There is a risk that Europe will have to take over most of the Western aid to Ukraine, and it cannot do so. What are your thoughts on this?

 There are serious doubts over what Europe can provide in terms of military aid as opposed to financial and humanitarian aid. With a few exceptions, those European countries that have donated significant elements of military capability to Ukraine have been very poor at investing in replacing them. The will may be there, but in so many cases, the cupboard is bare. Even those countries that are fully aware that their weapon systems are being used in Ukraine for the purposes which they were first bought for, destroying Russian military capability, need to keep something for their own defence. So it is only those countries undergoing huge and transformative investments in defence, like, for example, Poland, that might be able to assist on a meaningful scale when Ukraine needs it if the United States does turn off the tap. Other countries that have been particularly active in support of Ukraine and the leadership of the coalition, like the UK, are now led by governments that have no interest in national defence and are therefore not in a position to keep up the efforts in support that they have been managing so far.


Regarding NATO, is it still possible for Ukraine to pursue membership and for NATO to incorporate Ukraine during a war?

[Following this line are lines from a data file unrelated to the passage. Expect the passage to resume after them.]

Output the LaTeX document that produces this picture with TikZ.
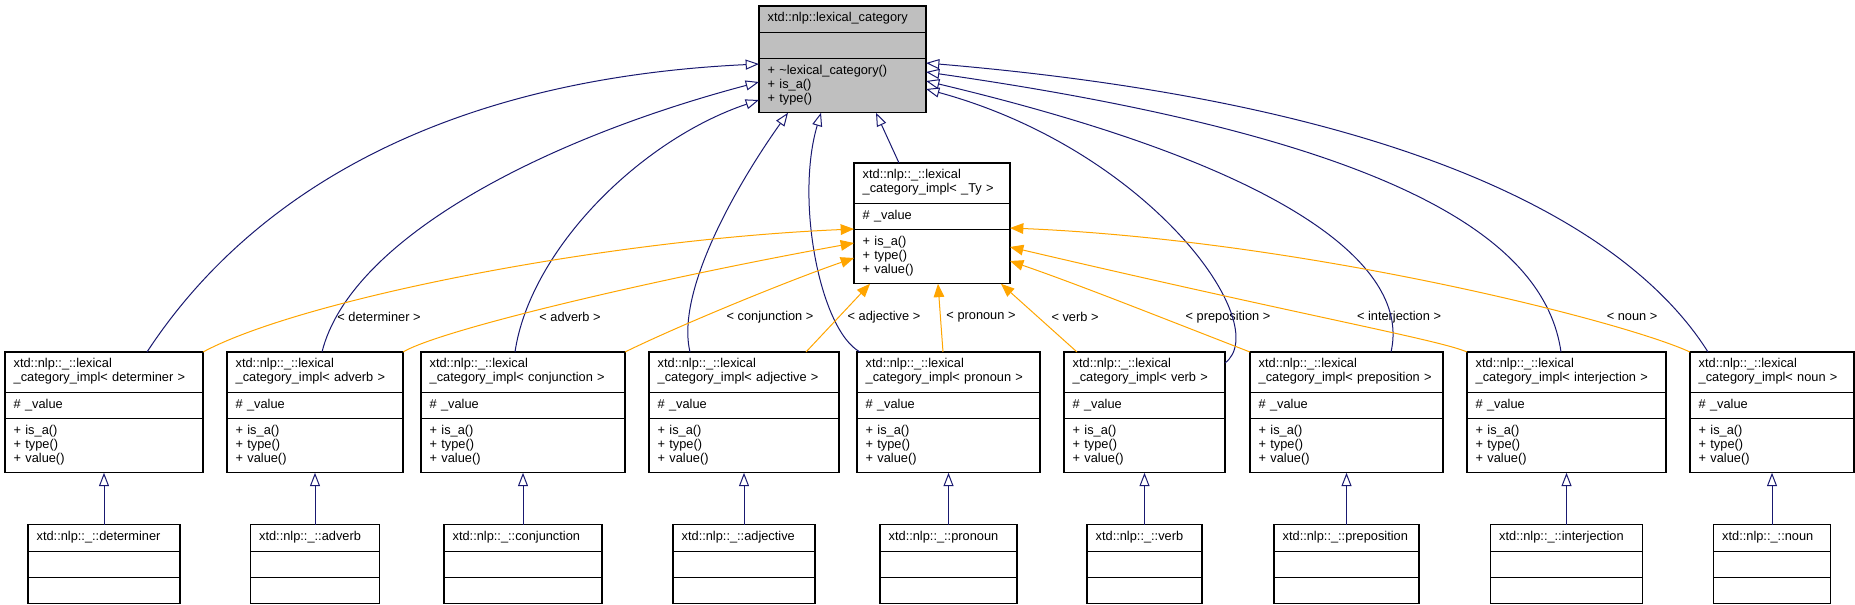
\documentclass[tikz,border=0pt]{standalone}
\usepackage{fontspec}
\setmainfont{Liberation Sans}
\usepackage{xcolor}
\usepackage{tikz}
\usetikzlibrary{positioning,calc,shapes.multipart,arrows.meta}
\definecolor{edgenavy}{RGB}{25,25,112}
\definecolor{edgeorange}{RGB}{255,165,0}
\definecolor{boxgray}{RGB}{191,191,191}

\begin{document}
\begin{tikzpicture}[x=0.75pt,y=-0.75pt,
		cls/.style={
			rectangle split, rectangle split parts=3, draw=black, line width=0.8pt,
			font={\fontsize{9.6}{10.5}\selectfont}, align=left,
			inner xsep=6.5pt, inner ysep=4.2pt, outer sep=0pt, anchor=north west, fill=white
		},
		inh/.style={
			draw=edgenavy, line width=0.75pt, -{Triangle[open,length=10pt,width=7.5pt]}
		},
		tmpl/.style={
			draw=edgeorange, line width=0.75pt, -{Triangle[length=10pt,width=8pt]}
		},
		lbl/.style={font={\fontsize{9.6}{10.5}\selectfont}, inner sep=0pt}
		]
		\useasboundingbox (0,0) rectangle (1855,605);
		
		% base class and template
		\node[cls, fill=boxgray, text width=112.25pt] (lexcat) at (759,6)
			{\centering\strut xtd::nlp::lexical\_category
			\nodepart{two}\strut
			\nodepart{three}\strut + \textasciitilde lexical\_category()\\\strut + is\_a()\\\strut + type()};
		\node[cls, text width=104pt] (ty) at (854,163)
			{\strut xtd::nlp::\_::lexical\\\strut\_category\_impl< \_Ty >
			\nodepart{two}\strut\# \_value
			\nodepart{three}\strut + is\_a()\\\strut + type()\\\strut + value()};
		
		% instances and leaf classes
		\foreach \nm/\xl/\xr/\lw/\cat in {det/5/203/152/determiner, adv/227/403/129/adverb,
			conj/421/625/158/conjunction, adj/649/839/142/adjective, pron/857/1040/137/pronoun,
			verb/1064/1225/115/verb, prep/1250/1443/145/preposition,
			interj/1467/1666/152/interjection, noun/1690/1854/117/noun} {
			\pgfmathsetmacro{\tw}{(\xr-\xl)*0.75-13}
			\pgfmathsetmacro{\lt}{\lw*0.75-13}
			\node[cls, text width=\tw pt] (\nm) at (\xl,352)
				{\strut xtd::nlp::\_::lexical\\\strut\_category\_impl< \cat\ >
				\nodepart{two}\strut\# \_value
				\nodepart{three}\strut + is\_a()\\\strut + type()\\\strut + value()};
			\node[cls, text width=\lt pt, below=39pt of \nm] (\nm-leaf)
				{\centering\strut xtd::nlp::\_::\cat
				\nodepart{two}\strut
				\nodepart{three}\strut};
			\draw[inh] (\nm-leaf) -- (\nm);
		}
		
		% edge labels
		\foreach \nm/\xc/\cat in {det/379/determiner, adv/570/adverb, conj/770/conjunction,
			adj/884/adjective, pron/981/pronoun, verb/1075/verb, prep/1228/preposition,
			interj/1399/interjection, noun/1632/noun} {
			\node[lbl] (\nm-lbl) at (\xc,317) {< \cat\ >};
		}
		
		% inheritance from lexical_category
		\draw[inh] (det.north -| 147,0) .. controls (240,210) and (420,80) .. (lexcat.west |- 0,64);
		\draw[inh] (adv.north -| 322,0) .. controls (350,240) and (540,140) .. (lexcat.west |- 0,82);
		\draw[inh] (conj.north -| 515,0) .. controls (530,250) and (640,140) .. (lexcat.west |- 0,100);
		\draw[inh] (adj.north -| 690,0) .. controls (675,290) and (740,180) .. (lexcat.south -| 788,0);
		\draw[inh] (pron.north -| 860,0) .. controls (820,330) and (795,200) .. (lexcat.south -| 821,0);
		\draw[inh] (ty.north -| 899,0) -- (lexcat.south -| 876,0);
		\draw[inh] (verb.east |- 0,363) .. controls (1275,325) and (1150,150) .. (lexcat.east |- 0,89);
		\draw[inh] (prep.north -| 1391,0) .. controls (1410,270) and (1300,170) .. (lexcat.east |- 0,81);
		\draw[inh] (interj.north -| 1561,0) .. controls (1545,240) and (1400,140) .. (lexcat.east |- 0,72);
		\draw[inh] (noun.north -| 1708,0) .. controls (1650,260) and (1480,110) .. (lexcat.east |- 0,63);
		
		% template instantiation
		\draw[tmpl] (det.north east) .. controls (300,300) and (600,240) .. (ty.west |- 0,229);
		\draw[tmpl] (adv.north east) .. controls (440,330) and (650,280) .. (ty.west |- 0,243);
		\draw[tmpl] (conj.north east) .. controls (680,325) and (790,280) .. (ty.west |- 0,258);
		\draw[tmpl] (adj.north -| 806,0) -- (ty.south -| 870,0);
		\draw[tmpl] (pron.north -| 943,0) -- (ty.south -| 938,0);
		\draw[tmpl] (verb.north -| 1077,0) -- (ty.south -| 1001,0);
		\draw[tmpl] (prep.north west) .. controls (1180,325) and (1080,285) .. (ty.east |- 0,261);
		\draw[tmpl] (interj.north west) .. controls (1440,340) and (1300,315) .. (ty.east |- 0,247);
		\draw[tmpl] (noun.north west) .. controls (1620,320) and (1300,240) .. (ty.east |- 0,228);
	\end{tikzpicture}
\end{document}
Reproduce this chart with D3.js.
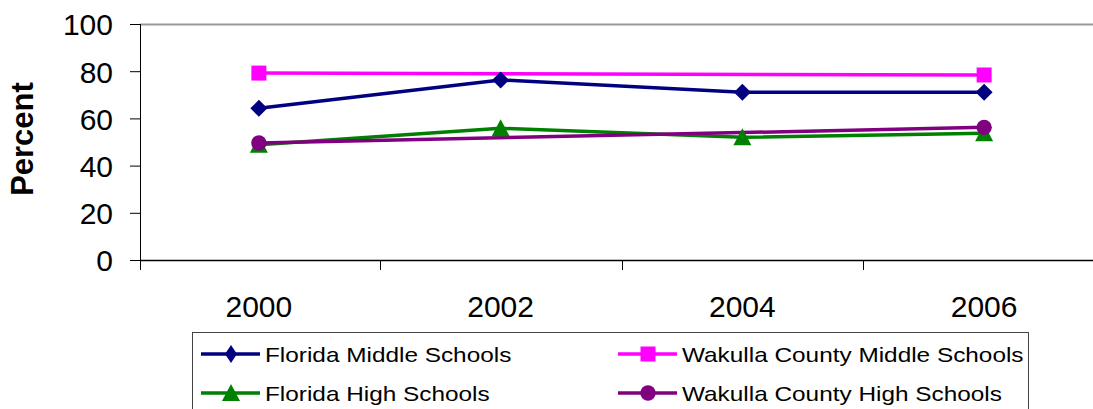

 It has always been possible for NATO to incorporate Ukraine or as much of Ukraine as remains free at the time. But it is the unwillingness of some of NATO's strongest members built on their innate hesitancy and the conviction that Russia has so successfully instilled in, for example, Washington and Berlin, that Russia is too powerful to be confronted and, for its objectives, its geopolitical objectives to be thwarted. That is the most catastrophic success of Russian information warfare and influence that has played out over the last 20 years, and it is something that puts the entire future of Europe in jeopardy.